The company's president, Anton Kustedja, told reporters here
yesterday that the expansion would raise the firm's annual
production capacity of caustic soda (NaOH) from 134,000 tons to
284.300 tons, vinyl chloride monomer (VCM) from 150,000 tons to
400,000 tons and polyvinyl chloride (PVC) from 220,000 tons to
265,000 tons.
Caustic soda, or sodium hydroxide, is used in the production
of rayon, soap, detergent, pulp, paper, and monosodium glutamate,
while PVC is used in the manufacture of pipes and imitation
leather and plastic goods. VCM is used in the production of PVC.

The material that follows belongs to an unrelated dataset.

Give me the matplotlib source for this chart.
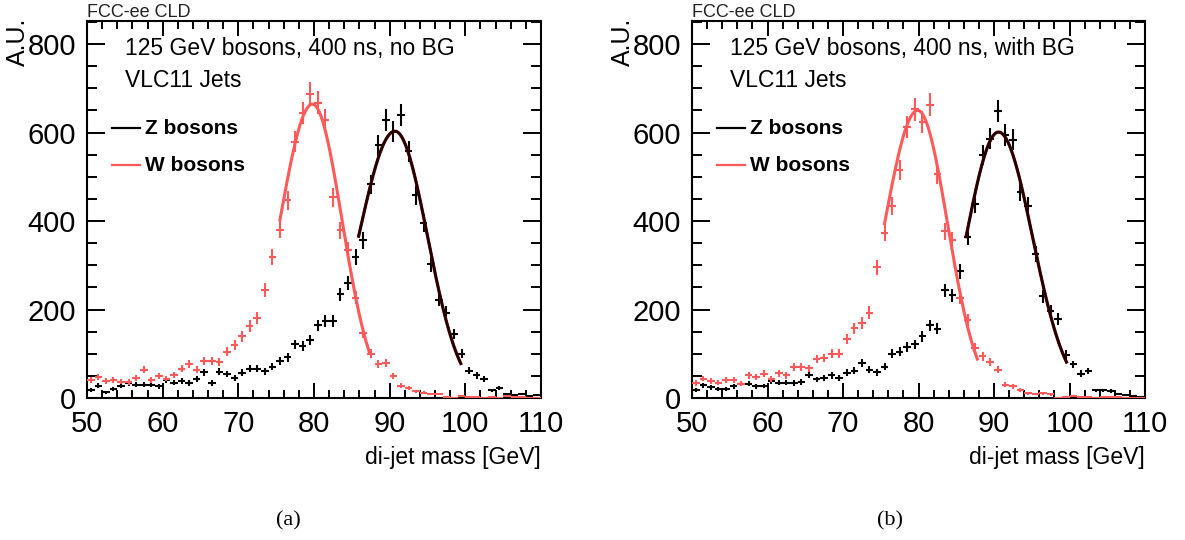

Besides those materials, the company also produces, annually,
29,900 tons of ethylene di-chloride (EDC), 42,000 tons of
hydrochloric acid, 12,000 tons of liquid chlorine and 25,000 tons
of sodium hypochlorite.
"The expansion is scheduled to be completed in the middle of
1997," he said.
Asahimas Subentra Chemical, whose plant on a 40-hectare area
some 125 kilometers west of Jakarta was inaugurated by President
Soeharto in August 1989, is 52.5 percent owned by Asahi Glass
Co., Ltd. of Japan, 18 percent by PT Rodamas Co.Ltd. of
Indonesia, 18 percent by PT Subentra of Indonesia and 11.5
percent by Mitsubishi Corporation of Japan.
Prices
Anton acknowledged that his company sold its products on the
domestic market at prices 10 percent to 15 percent higher than
those of imports.
"We have to sell our products at prices higher than imports
because we have spent a lot of money on infrastructure
development and high interest on loans," he told the Jakarta Post
after press meeting in the company's headquarters in the
Summitmas Tower.
"But we will be ready to compete on the world market by the
year 2003, when Indonesia is committed to free trade" he added.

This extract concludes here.